What to work on: Word for word, give the material below again, minus any images.

Source code of charts
━━━━

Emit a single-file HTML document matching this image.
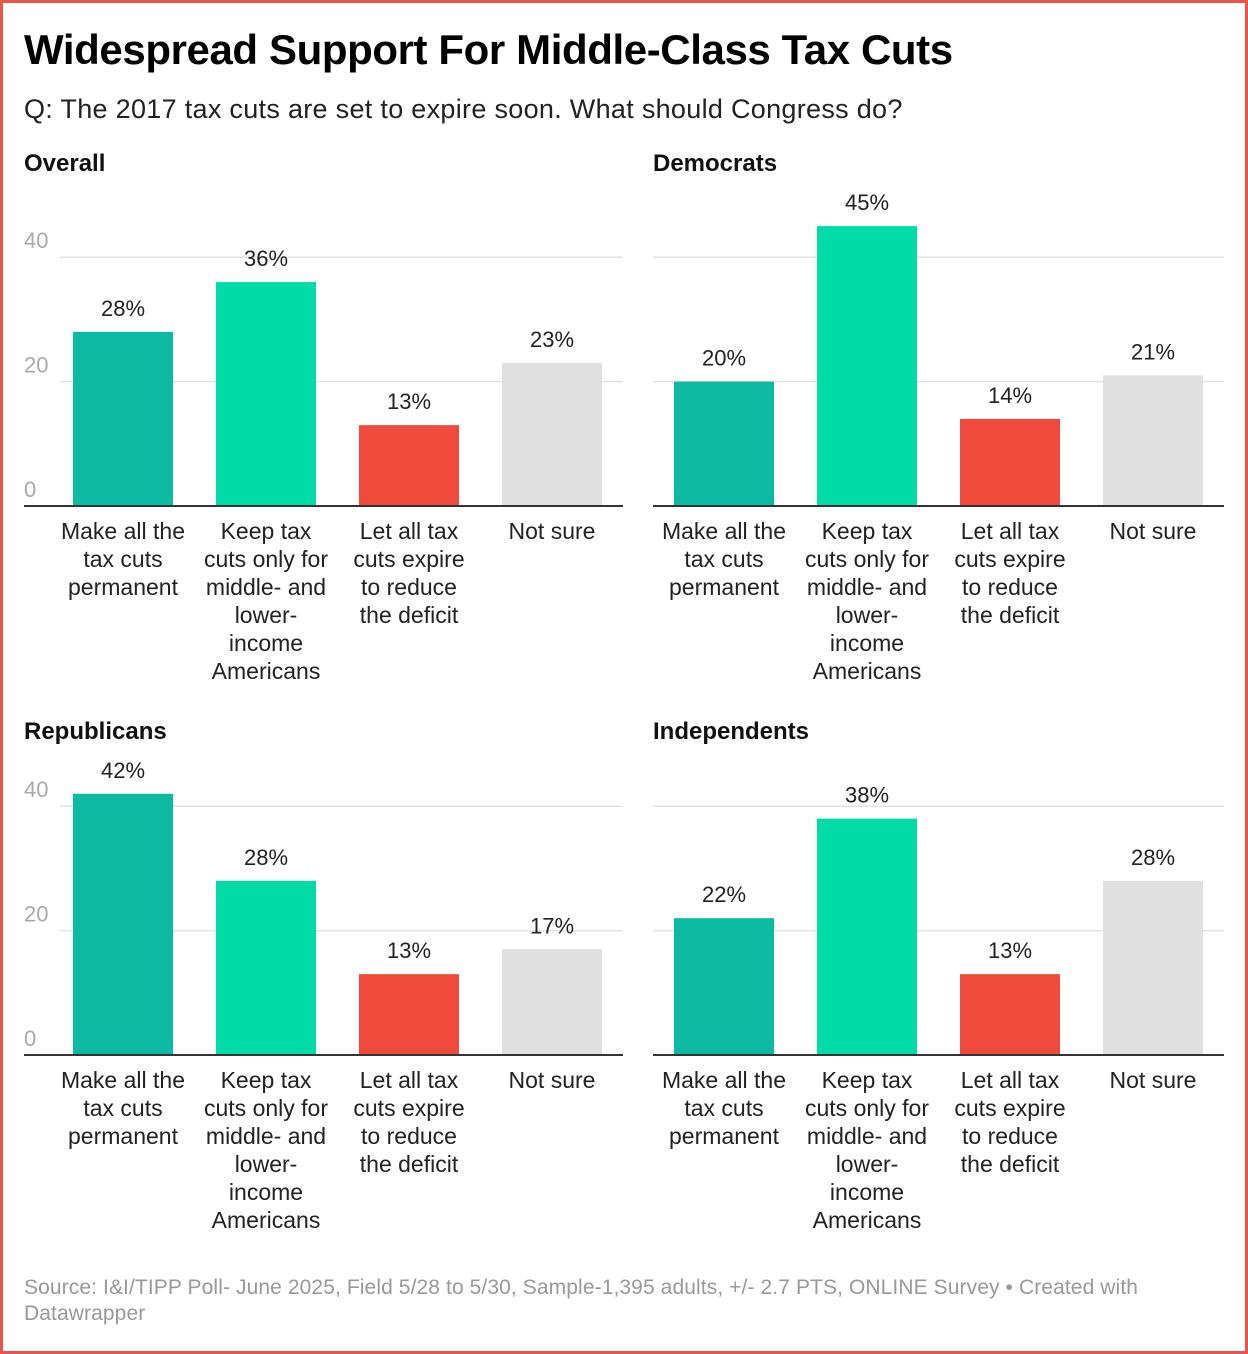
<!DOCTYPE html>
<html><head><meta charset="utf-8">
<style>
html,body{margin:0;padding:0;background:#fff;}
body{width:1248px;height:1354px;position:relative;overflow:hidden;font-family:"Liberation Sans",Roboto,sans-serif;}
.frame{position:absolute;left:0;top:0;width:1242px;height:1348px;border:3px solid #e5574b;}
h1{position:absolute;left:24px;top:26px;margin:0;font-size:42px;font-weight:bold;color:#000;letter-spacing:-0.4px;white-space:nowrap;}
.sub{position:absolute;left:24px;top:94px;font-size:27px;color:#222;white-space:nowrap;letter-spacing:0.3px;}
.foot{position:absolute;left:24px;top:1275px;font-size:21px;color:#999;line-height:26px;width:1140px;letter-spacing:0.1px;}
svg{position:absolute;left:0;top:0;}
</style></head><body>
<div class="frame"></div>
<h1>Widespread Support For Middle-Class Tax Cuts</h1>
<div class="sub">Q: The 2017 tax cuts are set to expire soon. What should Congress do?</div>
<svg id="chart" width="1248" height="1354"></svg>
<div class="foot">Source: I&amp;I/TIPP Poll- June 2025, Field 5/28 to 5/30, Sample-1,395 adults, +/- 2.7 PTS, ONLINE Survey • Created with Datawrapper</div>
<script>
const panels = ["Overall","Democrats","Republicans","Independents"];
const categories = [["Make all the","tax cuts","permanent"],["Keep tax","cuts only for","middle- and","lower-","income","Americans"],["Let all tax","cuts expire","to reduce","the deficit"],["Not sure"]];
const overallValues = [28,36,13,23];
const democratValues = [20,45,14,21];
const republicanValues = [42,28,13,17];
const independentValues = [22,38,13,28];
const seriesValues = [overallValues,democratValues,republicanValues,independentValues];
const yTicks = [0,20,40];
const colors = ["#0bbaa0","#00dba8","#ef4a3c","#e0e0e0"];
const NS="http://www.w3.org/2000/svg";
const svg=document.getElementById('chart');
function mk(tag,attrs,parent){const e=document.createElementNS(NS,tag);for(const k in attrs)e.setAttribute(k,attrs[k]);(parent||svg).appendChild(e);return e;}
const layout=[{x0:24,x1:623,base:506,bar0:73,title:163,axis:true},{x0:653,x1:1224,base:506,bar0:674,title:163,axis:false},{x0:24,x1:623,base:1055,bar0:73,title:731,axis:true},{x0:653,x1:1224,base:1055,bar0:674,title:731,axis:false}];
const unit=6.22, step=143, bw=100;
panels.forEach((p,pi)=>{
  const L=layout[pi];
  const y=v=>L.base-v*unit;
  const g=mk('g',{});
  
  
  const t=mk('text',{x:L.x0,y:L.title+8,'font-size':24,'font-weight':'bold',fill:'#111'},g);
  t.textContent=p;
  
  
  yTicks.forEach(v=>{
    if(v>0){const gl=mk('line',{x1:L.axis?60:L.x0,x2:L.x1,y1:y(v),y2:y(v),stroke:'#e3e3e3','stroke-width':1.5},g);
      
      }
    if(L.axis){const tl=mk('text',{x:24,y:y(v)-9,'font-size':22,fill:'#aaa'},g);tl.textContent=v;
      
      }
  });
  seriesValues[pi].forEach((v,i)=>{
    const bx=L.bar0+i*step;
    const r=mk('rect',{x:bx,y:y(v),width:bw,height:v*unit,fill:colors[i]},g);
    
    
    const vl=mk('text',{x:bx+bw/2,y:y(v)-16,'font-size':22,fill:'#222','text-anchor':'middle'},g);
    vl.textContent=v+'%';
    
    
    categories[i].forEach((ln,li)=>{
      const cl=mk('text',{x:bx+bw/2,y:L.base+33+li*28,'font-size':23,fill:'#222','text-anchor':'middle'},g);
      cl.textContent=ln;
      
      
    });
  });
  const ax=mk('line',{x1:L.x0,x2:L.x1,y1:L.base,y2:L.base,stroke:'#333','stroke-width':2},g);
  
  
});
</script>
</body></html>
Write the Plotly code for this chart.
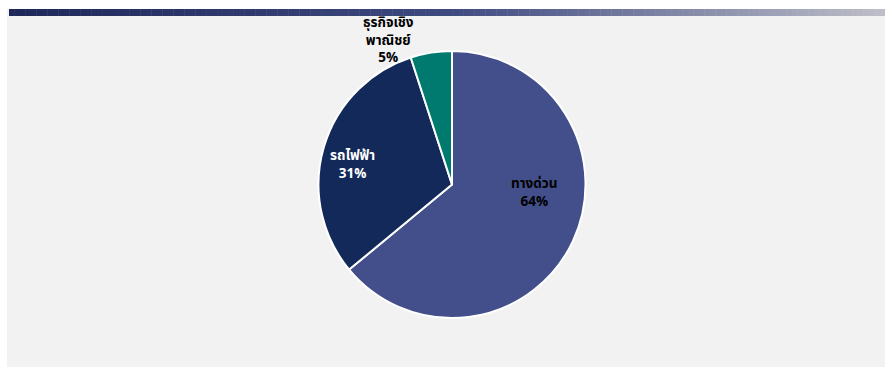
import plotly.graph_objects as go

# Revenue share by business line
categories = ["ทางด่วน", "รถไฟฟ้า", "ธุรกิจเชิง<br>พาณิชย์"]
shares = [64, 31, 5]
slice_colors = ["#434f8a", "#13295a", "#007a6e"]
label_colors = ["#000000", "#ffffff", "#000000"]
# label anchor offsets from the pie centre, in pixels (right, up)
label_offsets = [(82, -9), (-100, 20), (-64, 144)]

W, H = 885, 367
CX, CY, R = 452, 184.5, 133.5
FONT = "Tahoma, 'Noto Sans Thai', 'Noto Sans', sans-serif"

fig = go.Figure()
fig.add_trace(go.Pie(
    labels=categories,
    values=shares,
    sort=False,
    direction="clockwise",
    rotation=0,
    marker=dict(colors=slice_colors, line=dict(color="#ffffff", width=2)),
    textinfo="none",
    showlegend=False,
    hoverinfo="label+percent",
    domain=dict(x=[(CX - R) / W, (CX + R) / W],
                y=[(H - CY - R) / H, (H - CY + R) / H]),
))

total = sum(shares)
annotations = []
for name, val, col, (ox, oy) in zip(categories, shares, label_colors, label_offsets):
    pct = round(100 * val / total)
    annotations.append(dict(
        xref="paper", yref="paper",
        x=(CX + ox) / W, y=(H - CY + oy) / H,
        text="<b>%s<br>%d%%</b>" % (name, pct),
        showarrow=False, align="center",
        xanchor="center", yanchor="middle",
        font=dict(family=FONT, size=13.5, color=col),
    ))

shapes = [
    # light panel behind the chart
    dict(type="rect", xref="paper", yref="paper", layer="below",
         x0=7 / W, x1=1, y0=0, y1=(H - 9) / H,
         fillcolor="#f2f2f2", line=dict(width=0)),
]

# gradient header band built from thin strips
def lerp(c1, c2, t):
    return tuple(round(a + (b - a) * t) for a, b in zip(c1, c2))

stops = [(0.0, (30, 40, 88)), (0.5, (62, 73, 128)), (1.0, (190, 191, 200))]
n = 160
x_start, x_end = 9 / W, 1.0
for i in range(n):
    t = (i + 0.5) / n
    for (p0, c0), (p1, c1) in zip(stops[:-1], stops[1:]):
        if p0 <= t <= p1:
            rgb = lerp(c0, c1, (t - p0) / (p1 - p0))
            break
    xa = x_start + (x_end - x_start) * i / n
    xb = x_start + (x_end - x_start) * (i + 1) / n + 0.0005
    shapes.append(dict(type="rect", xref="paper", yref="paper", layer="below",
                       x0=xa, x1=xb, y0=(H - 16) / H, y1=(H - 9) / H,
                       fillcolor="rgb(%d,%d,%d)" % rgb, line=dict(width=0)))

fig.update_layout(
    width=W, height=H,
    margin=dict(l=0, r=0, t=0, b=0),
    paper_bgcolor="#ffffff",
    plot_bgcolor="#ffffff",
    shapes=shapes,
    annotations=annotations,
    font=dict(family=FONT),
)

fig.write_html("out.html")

━━━━

Reply to the exercise:
Emit a single-file HTML document matching this image.
<!DOCTYPE html>
<html><head><meta charset="utf-8">
<style>
html,body{margin:0;padding:0;background:#fff;}
body{width:1248px;height:1354px;position:relative;overflow:hidden;font-family:"Liberation Sans",Roboto,sans-serif;}
.frame{position:absolute;left:0;top:0;width:1242px;height:1348px;border:3px solid #e5574b;}
h1{position:absolute;left:24px;top:26px;margin:0;font-size:42px;font-weight:bold;color:#000;letter-spacing:-0.4px;white-space:nowrap;}
.sub{position:absolute;left:24px;top:94px;font-size:27px;color:#222;white-space:nowrap;letter-spacing:0.3px;}
.foot{position:absolute;left:24px;top:1275px;font-size:21px;color:#999;line-height:26px;width:1140px;letter-spacing:0.1px;}
svg{position:absolute;left:0;top:0;}
</style></head><body>
<div class="frame"></div>
<h1>Widespread Support For Middle-Class Tax Cuts</h1>
<div class="sub">Q: The 2017 tax cuts are set to expire soon. What should Congress do?</div>
<svg id="chart" width="1248" height="1354"></svg>
<div class="foot">Source: I&amp;I/TIPP Poll- June 2025, Field 5/28 to 5/30, Sample-1,395 adults, +/- 2.7 PTS, ONLINE Survey • Created with Datawrapper</div>
<script>
const panels = ["Overall","Democrats","Republicans","Independents"];
const categories = [["Make all the","tax cuts","permanent"],["Keep tax","cuts only for","middle- and","lower-","income","Americans"],["Let all tax","cuts expire","to reduce","the deficit"],["Not sure"]];
const overallValues = [28,36,13,23];
const democratValues = [20,45,14,21];
const republicanValues = [42,28,13,17];
const independentValues = [22,38,13,28];
const seriesValues = [overallValues,democratValues,republicanValues,independentValues];
const yTicks = [0,20,40];
const colors = ["#0bbaa0","#00dba8","#ef4a3c","#e0e0e0"];
const NS="http://www.w3.org/2000/svg";
const svg=document.getElementById('chart');
function mk(tag,attrs,parent){const e=document.createElementNS(NS,tag);for(const k in attrs)e.setAttribute(k,attrs[k]);(parent||svg).appendChild(e);return e;}
const layout=[{x0:24,x1:623,base:506,bar0:73,title:163,axis:true},{x0:653,x1:1224,base:506,bar0:674,title:163,axis:false},{x0:24,x1:623,base:1055,bar0:73,title:731,axis:true},{x0:653,x1:1224,base:1055,bar0:674,title:731,axis:false}];
const unit=6.22, step=143, bw=100;
panels.forEach((p,pi)=>{
  const L=layout[pi];
  const y=v=>L.base-v*unit;
  const g=mk('g',{});
  
  
  const t=mk('text',{x:L.x0,y:L.title+8,'font-size':24,'font-weight':'bold',fill:'#111'},g);
  t.textContent=p;
  
  
  yTicks.forEach(v=>{
    if(v>0){const gl=mk('line',{x1:L.axis?60:L.x0,x2:L.x1,y1:y(v),y2:y(v),stroke:'#e3e3e3','stroke-width':1.5},g);
      
      }
    if(L.axis){const tl=mk('text',{x:24,y:y(v)-9,'font-size':22,fill:'#aaa'},g);tl.textContent=v;
      
      }
  });
  seriesValues[pi].forEach((v,i)=>{
    const bx=L.bar0+i*step;
    const r=mk('rect',{x:bx,y:y(v),width:bw,height:v*unit,fill:colors[i]},g);
    
    
    const vl=mk('text',{x:bx+bw/2,y:y(v)-16,'font-size':22,fill:'#222','text-anchor':'middle'},g);
    vl.textContent=v+'%';
    
    
    categories[i].forEach((ln,li)=>{
      const cl=mk('text',{x:bx+bw/2,y:L.base+33+li*28,'font-size':23,fill:'#222','text-anchor':'middle'},g);
      cl.textContent=ln;
      
      
    });
  });
  const ax=mk('line',{x1:L.x0,x2:L.x1,y1:L.base,y2:L.base,stroke:'#333','stroke-width':2},g);
  
  
});
</script>
</body></html>
Write the Plotly code for this chart.
import plotly.graph_objects as go

# Revenue share by business line
categories = ["ทางด่วน", "รถไฟฟ้า", "ธุรกิจเชิง<br>พาณิชย์"]
shares = [64, 31, 5]
slice_colors = ["#434f8a", "#13295a", "#007a6e"]
label_colors = ["#000000", "#ffffff", "#000000"]
# label anchor offsets from the pie centre, in pixels (right, up)
label_offsets = [(82, -9), (-100, 20), (-64, 144)]

W, H = 885, 367
CX, CY, R = 452, 184.5, 133.5
FONT = "Tahoma, 'Noto Sans Thai', 'Noto Sans', sans-serif"

fig = go.Figure()
fig.add_trace(go.Pie(
    labels=categories,
    values=shares,
    sort=False,
    direction="clockwise",
    rotation=0,
    marker=dict(colors=slice_colors, line=dict(color="#ffffff", width=2)),
    textinfo="none",
    showlegend=False,
    hoverinfo="label+percent",
    domain=dict(x=[(CX - R) / W, (CX + R) / W],
                y=[(H - CY - R) / H, (H - CY + R) / H]),
))

total = sum(shares)
annotations = []
for name, val, col, (ox, oy) in zip(categories, shares, label_colors, label_offsets):
    pct = round(100 * val / total)
    annotations.append(dict(
        xref="paper", yref="paper",
        x=(CX + ox) / W, y=(H - CY + oy) / H,
        text="<b>%s<br>%d%%</b>" % (name, pct),
        showarrow=False, align="center",
        xanchor="center", yanchor="middle",
        font=dict(family=FONT, size=13.5, color=col),
    ))

shapes = [
    # light panel behind the chart
    dict(type="rect", xref="paper", yref="paper", layer="below",
         x0=7 / W, x1=1, y0=0, y1=(H - 9) / H,
         fillcolor="#f2f2f2", line=dict(width=0)),
]

# gradient header band built from thin strips
def lerp(c1, c2, t):
    return tuple(round(a + (b - a) * t) for a, b in zip(c1, c2))

stops = [(0.0, (30, 40, 88)), (0.5, (62, 73, 128)), (1.0, (190, 191, 200))]
n = 160
x_start, x_end = 9 / W, 1.0
for i in range(n):
    t = (i + 0.5) / n
    for (p0, c0), (p1, c1) in zip(stops[:-1], stops[1:]):
        if p0 <= t <= p1:
            rgb = lerp(c0, c1, (t - p0) / (p1 - p0))
            break
    xa = x_start + (x_end - x_start) * i / n
    xb = x_start + (x_end - x_start) * (i + 1) / n + 0.0005
    shapes.append(dict(type="rect", xref="paper", yref="paper", layer="below",
                       x0=xa, x1=xb, y0=(H - 16) / H, y1=(H - 9) / H,
                       fillcolor="rgb(%d,%d,%d)" % rgb, line=dict(width=0)))

fig.update_layout(
    width=W, height=H,
    margin=dict(l=0, r=0, t=0, b=0),
    paper_bgcolor="#ffffff",
    plot_bgcolor="#ffffff",
    shapes=shapes,
    annotations=annotations,
    font=dict(family=FONT),
)

fig.write_html("out.html")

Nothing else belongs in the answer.